_Task instructions:_ Copy out the whole listing exactly as written, leaving the pictures behind.
________________________
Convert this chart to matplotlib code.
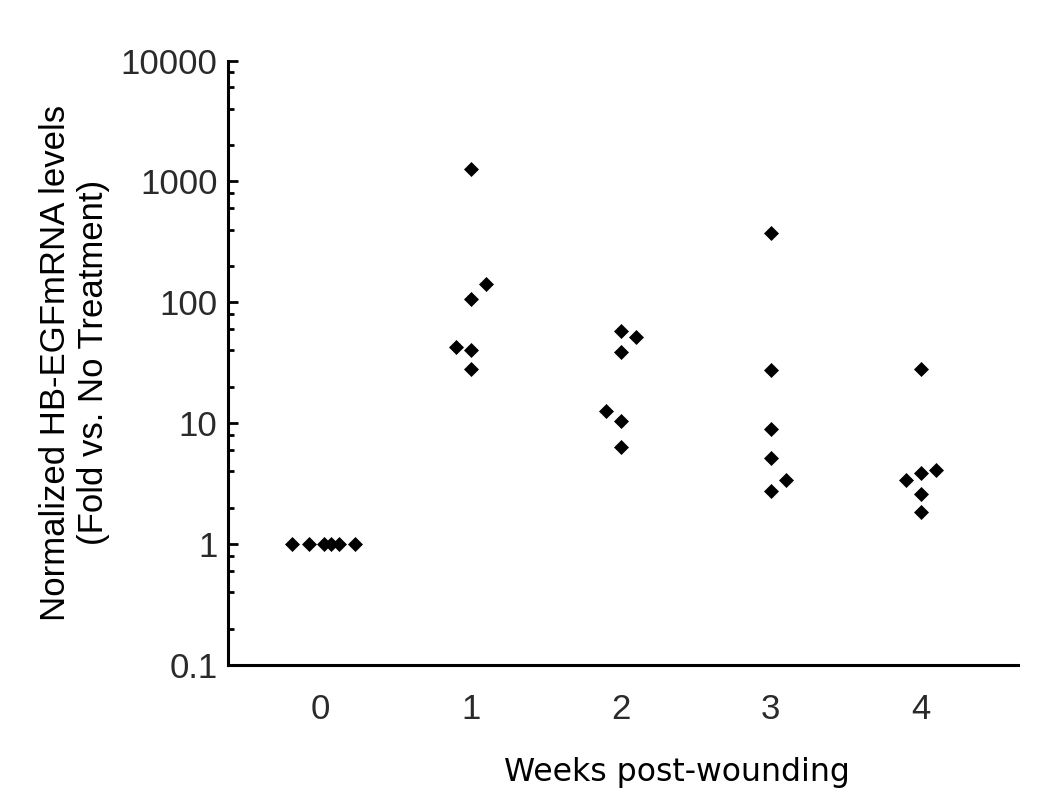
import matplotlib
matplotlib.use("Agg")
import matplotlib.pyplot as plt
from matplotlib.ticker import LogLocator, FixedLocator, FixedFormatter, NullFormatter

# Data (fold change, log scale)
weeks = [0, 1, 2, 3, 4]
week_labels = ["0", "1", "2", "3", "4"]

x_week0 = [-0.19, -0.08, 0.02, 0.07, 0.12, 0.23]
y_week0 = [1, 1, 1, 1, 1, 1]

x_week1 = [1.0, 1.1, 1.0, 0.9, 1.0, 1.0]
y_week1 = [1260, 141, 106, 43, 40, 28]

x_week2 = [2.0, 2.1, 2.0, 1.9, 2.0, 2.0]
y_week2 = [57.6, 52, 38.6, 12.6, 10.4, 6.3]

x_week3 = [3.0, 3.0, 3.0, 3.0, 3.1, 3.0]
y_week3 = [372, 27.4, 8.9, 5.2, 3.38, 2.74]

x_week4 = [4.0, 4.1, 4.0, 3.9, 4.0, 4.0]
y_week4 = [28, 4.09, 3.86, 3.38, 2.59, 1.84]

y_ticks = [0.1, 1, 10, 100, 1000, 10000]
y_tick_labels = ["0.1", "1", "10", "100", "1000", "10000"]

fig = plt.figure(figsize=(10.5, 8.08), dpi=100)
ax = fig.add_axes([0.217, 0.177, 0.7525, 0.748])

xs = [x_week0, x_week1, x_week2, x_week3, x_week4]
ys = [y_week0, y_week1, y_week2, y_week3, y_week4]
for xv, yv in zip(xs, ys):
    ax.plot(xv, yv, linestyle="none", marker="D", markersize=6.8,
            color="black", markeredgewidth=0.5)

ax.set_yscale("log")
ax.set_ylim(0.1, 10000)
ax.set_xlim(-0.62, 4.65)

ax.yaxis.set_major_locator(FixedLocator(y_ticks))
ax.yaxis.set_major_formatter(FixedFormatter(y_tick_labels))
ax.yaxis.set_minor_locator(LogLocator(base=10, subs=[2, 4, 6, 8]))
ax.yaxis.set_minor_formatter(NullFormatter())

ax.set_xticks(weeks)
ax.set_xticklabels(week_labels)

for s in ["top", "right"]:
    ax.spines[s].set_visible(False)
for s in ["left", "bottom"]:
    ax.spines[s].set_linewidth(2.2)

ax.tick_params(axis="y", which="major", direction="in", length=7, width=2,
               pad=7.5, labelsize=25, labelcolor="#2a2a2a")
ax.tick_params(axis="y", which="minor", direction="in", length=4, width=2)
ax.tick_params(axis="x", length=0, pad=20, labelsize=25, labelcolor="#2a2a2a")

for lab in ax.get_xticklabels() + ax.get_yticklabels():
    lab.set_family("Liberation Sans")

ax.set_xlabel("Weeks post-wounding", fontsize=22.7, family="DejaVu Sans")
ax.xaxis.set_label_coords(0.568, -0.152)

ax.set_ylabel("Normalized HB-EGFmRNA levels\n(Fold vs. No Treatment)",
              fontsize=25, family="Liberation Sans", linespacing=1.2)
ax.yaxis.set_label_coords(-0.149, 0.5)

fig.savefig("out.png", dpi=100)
________________________
_Task solution:_
Convert this chart to matplotlib code.
import matplotlib
matplotlib.use("Agg")
import matplotlib.pyplot as plt
from matplotlib.ticker import LogLocator, FixedLocator, FixedFormatter, NullFormatter

# Data (fold change, log scale)
weeks = [0, 1, 2, 3, 4]
week_labels = ["0", "1", "2", "3", "4"]

x_week0 = [-0.19, -0.08, 0.02, 0.07, 0.12, 0.23]
y_week0 = [1, 1, 1, 1, 1, 1]

x_week1 = [1.0, 1.1, 1.0, 0.9, 1.0, 1.0]
y_week1 = [1260, 141, 106, 43, 40, 28]

x_week2 = [2.0, 2.1, 2.0, 1.9, 2.0, 2.0]
y_week2 = [57.6, 52, 38.6, 12.6, 10.4, 6.3]

x_week3 = [3.0, 3.0, 3.0, 3.0, 3.1, 3.0]
y_week3 = [372, 27.4, 8.9, 5.2, 3.38, 2.74]

x_week4 = [4.0, 4.1, 4.0, 3.9, 4.0, 4.0]
y_week4 = [28, 4.09, 3.86, 3.38, 2.59, 1.84]

y_ticks = [0.1, 1, 10, 100, 1000, 10000]
y_tick_labels = ["0.1", "1", "10", "100", "1000", "10000"]

fig = plt.figure(figsize=(10.5, 8.08), dpi=100)
ax = fig.add_axes([0.217, 0.177, 0.7525, 0.748])

xs = [x_week0, x_week1, x_week2, x_week3, x_week4]
ys = [y_week0, y_week1, y_week2, y_week3, y_week4]
for xv, yv in zip(xs, ys):
    ax.plot(xv, yv, linestyle="none", marker="D", markersize=6.8,
            color="black", markeredgewidth=0.5)

ax.set_yscale("log")
ax.set_ylim(0.1, 10000)
ax.set_xlim(-0.62, 4.65)

ax.yaxis.set_major_locator(FixedLocator(y_ticks))
ax.yaxis.set_major_formatter(FixedFormatter(y_tick_labels))
ax.yaxis.set_minor_locator(LogLocator(base=10, subs=[2, 4, 6, 8]))
ax.yaxis.set_minor_formatter(NullFormatter())

ax.set_xticks(weeks)
ax.set_xticklabels(week_labels)

for s in ["top", "right"]:
    ax.spines[s].set_visible(False)
for s in ["left", "bottom"]:
    ax.spines[s].set_linewidth(2.2)

ax.tick_params(axis="y", which="major", direction="in", length=7, width=2,
               pad=7.5, labelsize=25, labelcolor="#2a2a2a")
ax.tick_params(axis="y", which="minor", direction="in", length=4, width=2)
ax.tick_params(axis="x", length=0, pad=20, labelsize=25, labelcolor="#2a2a2a")

for lab in ax.get_xticklabels() + ax.get_yticklabels():
    lab.set_family("Liberation Sans")

ax.set_xlabel("Weeks post-wounding", fontsize=22.7, family="DejaVu Sans")
ax.xaxis.set_label_coords(0.568, -0.152)

ax.set_ylabel("Normalized HB-EGFmRNA levels\n(Fold vs. No Treatment)",
              fontsize=25, family="Liberation Sans", linespacing=1.2)
ax.yaxis.set_label_coords(-0.149, 0.5)

fig.savefig("out.png", dpi=100)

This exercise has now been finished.